Subcommittee member Rep. Eleanor Norton, D-D.C., criticized President Trump for contributing to the fraud problem by firing or demoting over 20 inspectors general since the beginning of his term.
“Inspectors general are a key part of detecting and preventing fraud,” she said.
The bill focused on the many issues plaguing Medicaid, the Supplemental Nutrition Assistance Program, and Temporary Assistance for Needy Families disbursements at the state level. For instance, states often do not share eligibility data across assistance programs or with the federal government. States also use outdated user interface systems to track eligibility.
To combat this, the bill would make the Pandemic Response Accountability Committee's operations a permanent part of the Treasury. The committee was created in 2020 to track how states were spending pandemic relief funds, but Sessions’ bill would expand its responsibilities to all federal awards over $50,000.
Sessions’ legislation marks a shift away from previous fraud accountability efforts focused on immigration. Last month, an executive order created a Task Force to Eliminate Fraud led by Vice President J.D. Vance. The order blamed many of the benefits issues on “lax immigration policy and immigration fraud.” Soon after, the House passed “Deporting Fraudsters Act,” which would make benefits fraud a deportable offense. While Sessions voted for the Deporting Fraudsters Act, he said his new bill would be a separate, preventive effort.
“What we're trying to do is to take the mechanisms of data and information and make them permanent,” Sessions said. “[The Deporting Fraudsters Act] deals with when you're caught, and you've committed fraud, that you can be deported.”

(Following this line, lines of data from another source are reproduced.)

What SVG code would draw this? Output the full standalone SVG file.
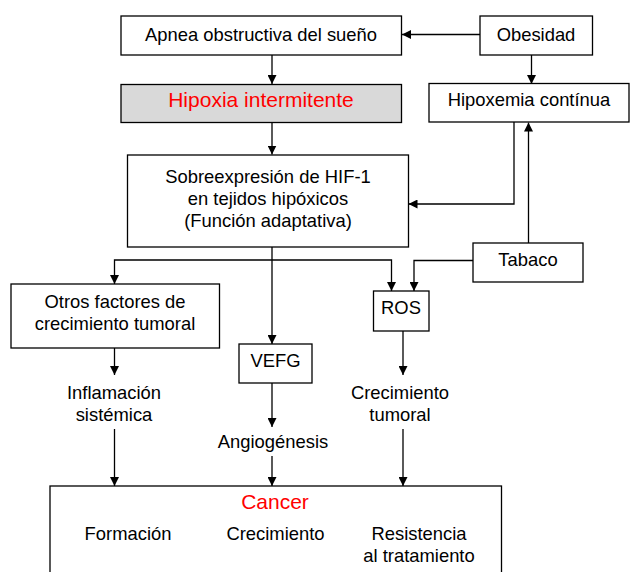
<svg xmlns="http://www.w3.org/2000/svg" width="630" height="572" viewBox="0 0 630 572">
<defs>
<marker id="ah" viewBox="0 0 10 10" refX="10" refY="5" markerWidth="9" markerHeight="9" markerUnits="userSpaceOnUse" orient="auto">
<path d="M0,0 L10,5 L0,10 Z" fill="#000"/>
</marker>
<style>
.box{fill:#fff;stroke:#000;stroke-width:1.3}
.grey{fill:#d9d9d9}
text{font-family:"Liberation Sans",Arial,sans-serif;font-size:18.4px;fill:#000;text-anchor:middle}
.red{fill:#ff0000;font-size:21px}
.c{fill:none;stroke:#000;stroke-width:1.3}
.a{marker-end:url(#ah)}
</style>
</defs>
<rect width="630" height="572" fill="#fff"/>
<g id="connectors">
<path class="c a" d="M480,34.5 H402"/>
<path class="c a" d="M272,55 V84"/>
<path class="c a" d="M531.5,55 V84"/>
<path class="c a" d="M272,122 V154.5"/>
<path class="c a" d="M514,122 V204 H408.5"/>
<path class="c a" d="M528.5,243 V122.5"/>
<path class="c a" d="M473,260.5 H414 V291"/>
<path class="c a" d="M272,247 V344"/>
<path class="c a" d="M272,260 H114.5 V284"/>
<path class="c a" d="M272,260 H391.5 V291"/>
<path class="c a" d="M114.5,348 V375"/>
<path class="c a" d="M114.5,429 V486"/>
<path class="c a" d="M272,383 V427"/>
<path class="c a" d="M272,456 V486"/>
<path class="c a" d="M403,331 V375"/>
<path class="c a" d="M403,429 V486"/>
</g>
<g id="apnea"><rect class="box" x="121" y="16" width="280.5" height="39"/><text x="261" y="41">Apnea obstructiva del sueño</text></g>
<g id="obesidad"><rect class="box" x="480" y="16" width="112.5" height="39"/><text x="536" y="41">Obesidad</text></g>
<g id="hipoxia"><rect class="box grey" x="121" y="84.5" width="280.5" height="38"/><text class="red" x="261" y="107">Hipoxia intermitente</text></g>
<g id="hipoxemia"><rect class="box" x="429" y="83.5" width="200" height="38.5"/><text x="529" y="106">Hipoxemia contínua</text></g>
<g id="hif"><rect class="box" x="127.5" y="155" width="281" height="92"/><text x="268" y="183">Sobreexpresión de HIF-1</text><text x="268" y="205">en tejidos hipóxicos</text><text x="268" y="227">(Función adaptativa)</text></g>
<g id="tabaco"><rect class="box" x="473" y="243" width="110" height="39"/><text x="528" y="266">Tabaco</text></g>
<g id="otros"><rect class="box" x="11" y="284" width="208.5" height="64"/><text x="115" y="308">Otros factores de</text><text x="115" y="330">crecimiento tumoral</text></g>
<g id="ros"><rect class="box" x="373.5" y="291" width="55.5" height="40"/><text x="401" y="314">ROS</text></g>
<g id="vefg"><rect class="box" x="239" y="344" width="73" height="39"/><text x="275.5" y="367">VEFG</text></g>
<g id="inflamacion"><text x="114" y="399">Inflamación</text><text x="114" y="421">sistémica</text></g>
<g id="crecimiento-tumoral"><text x="400" y="399">Crecimiento</text><text x="400" y="421">tumoral</text></g>
<g id="angiogenesis"><text x="273" y="448">Angiogénesis</text></g>
<g id="cancer"><rect class="box" x="50" y="486" width="451.5" height="92"/><text class="red" x="275" y="509">Cancer</text><text x="128" y="540">Formación</text><text x="275.5" y="540">Crecimiento</text><text x="419" y="540">Resistencia</text><text x="419" y="562">al tratamiento</text></g>
</svg>
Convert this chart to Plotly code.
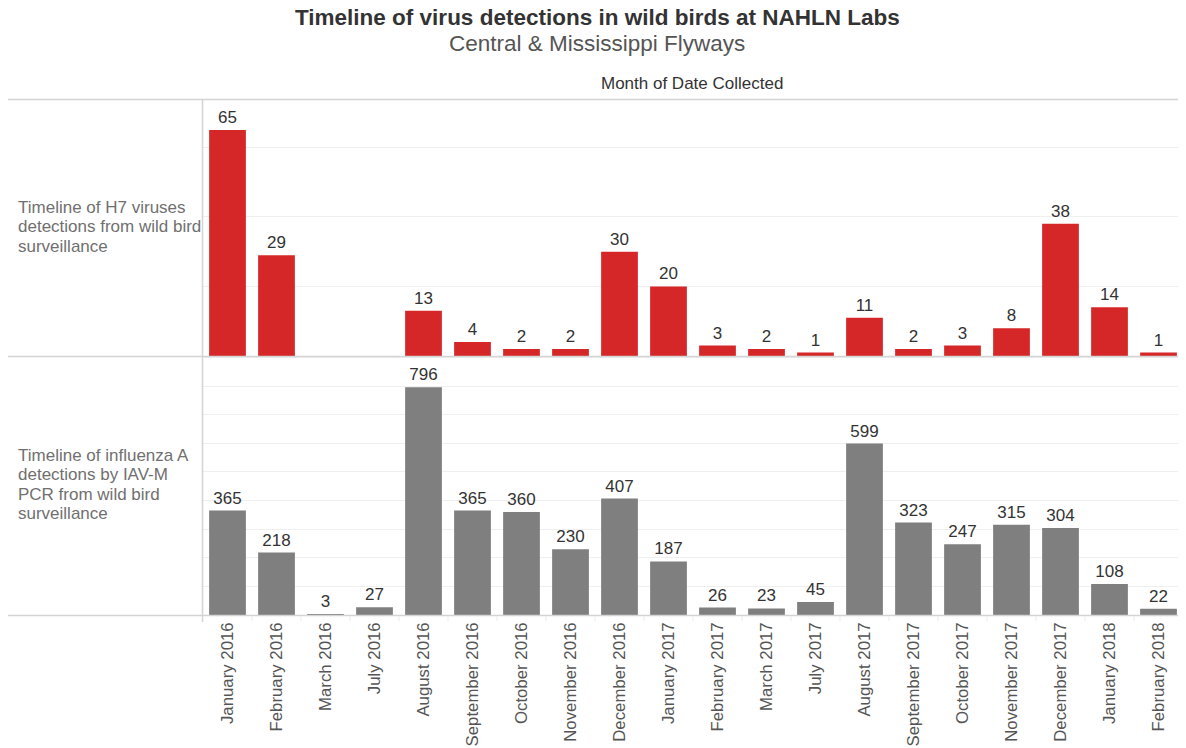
import plotly.graph_objects as go
from plotly.subplots import make_subplots

months = ["January 2016", "February 2016", "March 2016", "July 2016", "August 2016",
          "September 2016", "October 2016", "November 2016", "December 2016",
          "January 2017", "February 2017", "March 2017", "July 2017", "August 2017",
          "September 2017", "October 2017", "November 2017", "December 2017",
          "January 2018", "February 2018"]
h7_values = [65, 29, None, None, 13, 4, 2, 2, 30, 20, 3, 2, 1, 11, 2, 3, 8, 38, 14, 1]
iav_values = [365, 218, 3, 27, 796, 365, 360, 230, 407, 187, 26, 23, 45, 599, 323, 247, 315, 304, 108, 22]

h7_label = ["Timeline of H7 viruses", "detections from wild bird", "surveillance"]
iav_label = ["Timeline of influenza A", "detections by IAV-M", "PCR from wild bird", "surveillance"]

# The page body has a default 8px margin; reference pixel coords are shifted by OFF.
OFF = 8
W, H = 1186 - OFF, 748 - OFF
L = 203 - OFF
T = 100 - OFF
plot_bottom = 615 - OFF
plot_right = 1183 - OFF
R = W - plot_right
B = H - plot_bottom
PW, PH = W - L - R, H - T - B
split = 615 - 356  # bottom panel height in px

FONT = "Arial, Liberation Sans, sans-serif"

fig = make_subplots(rows=2, cols=1, shared_xaxes=True, vertical_spacing=0)

text_font = dict(family=FONT, size=17, color="#333333")

fig.add_trace(go.Bar(x=months, y=h7_values, marker=dict(color="#D62728", line=dict(width=0)),
                     text=[("" if v is None else str(v)) for v in h7_values],
                     textposition="outside", textfont=text_font, cliponaxis=False,
                     showlegend=False, hoverinfo="x+y"), row=1, col=1)
fig.add_trace(go.Bar(x=months, y=iav_values, marker=dict(color="#7F7F7F", line=dict(width=0)),
                     text=[str(v) for v in iav_values],
                     textposition="outside", textfont=text_font, cliponaxis=False,
                     showlegend=False, hoverinfo="x+y"), row=2, col=1)

fig.update_layout(
    width=W, height=H,
    margin=dict(l=L, r=R, t=T, b=B, pad=0),
    paper_bgcolor="white", plot_bgcolor="white",
    bargap=0.25,
    font=dict(family=FONT, color="#555555"),
    uniformtext=dict(minsize=8, mode="show"),
    yaxis=dict(domain=[split / PH, 1], range=[0, 73.6], showticklabels=False,
               showgrid=True, gridcolor="#EFEFEF", dtick=20, zeroline=False, ticks=""),
    yaxis2=dict(domain=[0, split / PH], range=[0, 905], showticklabels=False,
                showgrid=True, gridcolor="#EFEFEF", dtick=100, zeroline=False, ticks=""),
    xaxis=dict(showticklabels=False, showgrid=False, ticks=""),
    xaxis2=dict(tickangle=-90, tickfont=dict(size=16.8, color="#555555", family=FONT),
                showgrid=False, ticks="", ticklabelstandoff=3),
)


def px(x):
    return (x - OFF - L) / PW


def py(y):
    return (H - B - (y - OFF)) / PH


line_col = "#D4D4D4"
shapes = [
    dict(x0=px(8), x1=px(1183), y0=py(99.5), y1=py(99.5)),
    dict(x0=px(8), x1=px(1183), y0=py(356.5), y1=py(356.5)),
    dict(x0=px(8), x1=px(1183), y0=py(615.5), y1=py(615.5)),
    dict(x0=px(202.5), x1=px(202.5), y0=py(99.5), y1=py(622)),
    dict(x0=px(1183), x1=px(1183), y0=py(99.5), y1=py(356.5)),
]
for s in shapes:
    fig.add_shape(type="line", xref="paper", yref="paper", layer="above",
                  line=dict(color=line_col, width=1.5), **s)

n = len(months)
for i in range(1, n):
    xb = 203 + i * (1183 - 203) / n
    fig.add_shape(type="line", xref="paper", yref="paper", layer="above",
                  x0=px(xb), x1=px(xb), y0=py(616), y1=py(621),
                  line=dict(color="#EBEBEB", width=1))

fig.add_annotation(text="<b>Timeline of virus detections in wild birds at NAHLN Labs</b>",
                   xref="paper", yref="paper", x=px(597), y=py(17), xanchor="center", yanchor="middle",
                   showarrow=False, font=dict(size=22.5, color="#333333", family=FONT))
fig.add_annotation(text="Central & Mississippi Flyways",
                   xref="paper", yref="paper", x=px(597), y=py(44), xanchor="center", yanchor="middle",
                   showarrow=False, font=dict(size=22.5, color="#555555", family=FONT))
fig.add_annotation(text="Month of Date Collected",
                   xref="paper", yref="paper", x=px(692), y=py(84), xanchor="center", yanchor="middle",
                   showarrow=False, font=dict(size=17, color="#333333", family=FONT))

for i, line in enumerate(h7_label):
    fig.add_annotation(text=line, xref="paper", yref="paper", x=px(16), y=py(207 + i * 19.6),
                       xanchor="left", yanchor="middle", align="left", showarrow=False,
                       font=dict(size=17, color="#707070", family=FONT))
for i, line in enumerate(iav_label):
    fig.add_annotation(text=line, xref="paper", yref="paper", x=px(16), y=py(455 + i * 19.6),
                       xanchor="left", yanchor="middle", align="left", showarrow=False,
                       font=dict(size=17, color="#707070", family=FONT))

fig.write_html("out.html")
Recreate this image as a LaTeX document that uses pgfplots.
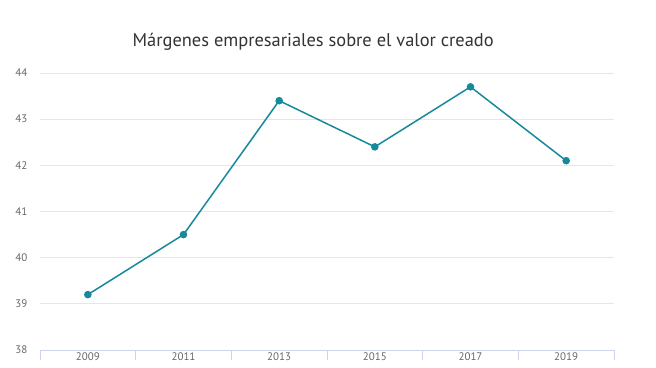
\documentclass[border=0pt]{standalone}
\usepackage{pgfplots}
\pgfplotsset{compat=1.18}
\usepackage{fontspec}
\setmainfont{PT Sans}
\definecolor{linec}{HTML}{16899A}
\definecolor{gridc}{HTML}{E6E6E6}
\definecolor{axisc}{HTML}{CCD6EB}
\definecolor{labc}{HTML}{666666}
\definecolor{titc}{HTML}{333333}
\begin{document}
\begin{tikzpicture}
\useasboundingbox (-40bp,-18bp) rectangle (616bp,350bp);
\begin{axis}[
  scale only axis, width=574bp, height=277bp,
  at={(0,0)}, anchor=south west,
  xmin=-0.5, xmax=5.5, ymin=38, ymax=44,
  ytick={38,39,40,41,42,43,44},
  xtick={0,1,2,3,4,5},
  xticklabels={2009,2011,2013,2015,2017,2019},
  minor xtick={-0.5,0.5,1.5,2.5,3.5,4.5,5.5},
  axis x line=bottom, axis y line=left,
  x axis line style={draw=axisc, line width=1bp, -},
  y axis line style={draw=none},
  ymajorgrids, major grid style={draw=gridc, line width=0.8bp},
  xtick style={draw=none}, ytick style={draw=none},
  minor x tick style={draw=axisc, line width=0.8bp},
  minor tick length=10bp, tick align=outside,
  /pgf/number format/assume math mode=true,
  tick label style={font=\fontsize{11}{13}\selectfont, text=labc},
  yticklabel style={xshift=-5bp},
  xticklabel style={yshift=2.5bp, inner sep=1bp},
  clip=false,
]
\addplot[color=linec, line width=1.5bp, mark=*, mark size=3bp, mark options={fill=linec, draw=linec}]
  coordinates {(0,39.2) (1,40.5) (2,43.4) (3,42.4) (4,43.7) (5,42.1)};
\node[font=\fontsize{18.5}{22}\selectfont, text=titc] at (axis description cs:0.476,1.112) {Márgenes empresariales sobre el valor creado};
\end{axis}
\end{tikzpicture}
\end{document}
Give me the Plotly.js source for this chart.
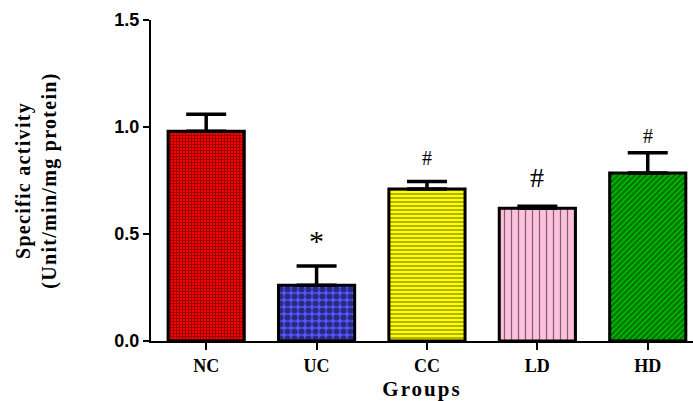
<!DOCTYPE html>
<html><head><meta charset="utf-8">
<script src="https://cdn.plot.ly/plotly-3.0.1.min.js"></script>
<style>html,body{margin:0;padding:0;background:#fff;}#c{width:693px;height:401px;}
.g-xtitle text{letter-spacing:2px;}
.g-ytitle text{letter-spacing:1.3px;}
</style>
</head><body><div id="c"></div>
<script>
var groups = ["NC", "UC", "CC", "LD", "HD"];
var activity = [0.98, 0.26, 0.71, 0.62, 0.785];
var sem = [0.08, 0.09, 0.035, 0.01, 0.095];
var marks = ["", "*", "#", "#", "#"];
var markHeights = [null, 0.47, 0.855, 0.766, 0.96];
var markSizes = [0, 30, 20, 28, 20];
var fillColors = ["#ff0000", "#5555ff", "#ffff00", "#ffc0dd", "#00b000"];
var patternShapes = ["+", ".", "-", "|", "/"];
var patternSizes = [3, 7, 4, 7, 4];
var patternSolid = [0.45, 0.6, 0.3, 0.18, 0.35];

var traces = groups.map(function(g, i){
  return {
    type: "bar", x: [g], y: [activity[i]], width: 0.69,
    marker: {color: fillColors[i], line: {color: "#000", width: 3},
      pattern: {shape: patternShapes[i], size: patternSizes[i], solidity: patternSolid[i],
        fgcolor: "#000", bgcolor: fillColors[i], fillmode: "overlay"}},
    error_y: {type: "data", symmetric: false, array: [sem[i]], arrayminus: [0],
      color: "#000", thickness: 3.5, width: 20},
    hoverinfo: "none", showlegend: false
  };
});

var annotations = [];
groups.forEach(function(g, i){
  if (marks[i]) annotations.push({x: g, y: markHeights[i], xref: "x", yref: "y", text: marks[i],
    showarrow: false, font: {family: "Liberation Serif", size: markSizes[i], color: "#000"}});
});

var layout = {
  width: 693, height: 401,
  margin: {l: 151, r: 0, t: 20, b: 60},
  paper_bgcolor: "#fff", plot_bgcolor: "#fff",
  xaxis: {type: "category", categoryorder: "array", categoryarray: groups, range: [-0.5, 4.41],
    showline: true, linecolor: "#000", linewidth: 2, showgrid: false, zeroline: false,
    ticks: "outside", ticklen: 7, tickwidth: 2, tickcolor: "#000",
    tickfont: {family: "Liberation Serif", size: 18, color: "#000", weight: "bold"},
    title: {text: "<b>Groups</b>", font: {family: "Liberation Serif", size: 21, color: "#000"}, standoff: 9}},
  yaxis: {range: [0, 1.5], tickvals: [0, 0.5, 1.0, 1.5], ticktext: ["0.0", "0.5", "1.0", "1.5"],
    showline: true, linecolor: "#000", linewidth: 2, showgrid: false, zeroline: false,
    ticks: "outside", ticklen: 6, tickwidth: 2, tickcolor: "#000",
    tickfont: {family: "Liberation Sans", size: 18, color: "#000", weight: "bold"},
    title: {text: "<b>Specific activity<br>(Unit/min/mg protein)</b>", font: {family: "Liberation Serif", size: 20, color: "#000"}, standoff: 52}},
  annotations: annotations
};
Plotly.newPlot("c", traces, layout, {staticPlot: true});
</script></body></html>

O.J. Oleka, a witness from the State Financial Officers Foundation, suggested an “instant verification system” that would cross-check applicants’ income, residency, and citizenship status before payments are issued. However, experts said this would not be feasible, at least for Medicaid, given the current distribution of those funds.
“It’s completely infeasible to implement,” Andy Schneider, a Georgetown professor who has written extensively on Medicaid policy, said in an interview. “The data systems are not in place, and the effect of a rule like that would be to disenfranchise millions of Americans from access to health insurance coverage.”
The bill would add the responsibility of negotiating data-sharing agreements with states to the Treasury Secretary’s role. However, this raised concerns about privacy, especially in the current political climate.
“When it comes to providing information to the federal government, in an ideal world, you would want sharing of information to make systems flow better,” said Valerie Lacarte, a senior policy analyst at the Migration Policy Institute, in an interview.
Non-citizens do not qualify for many benefits, and those who do use benefits do so at lower rates than citizens. Unfortunately, she said, many immigrants fear that if they provide their personal information to states, the federal government will use that information for immigration enforcement.
“Because of the use of federal agencies basically using information from different agencies for the purposes of immigration enforcement, that is now putting a lot of states and local governments in an awkward position with their communities,” she said.
Naisha Roy is a graduate journalism student at Northwestern University reporting on the immigration beat on Capitol Hill.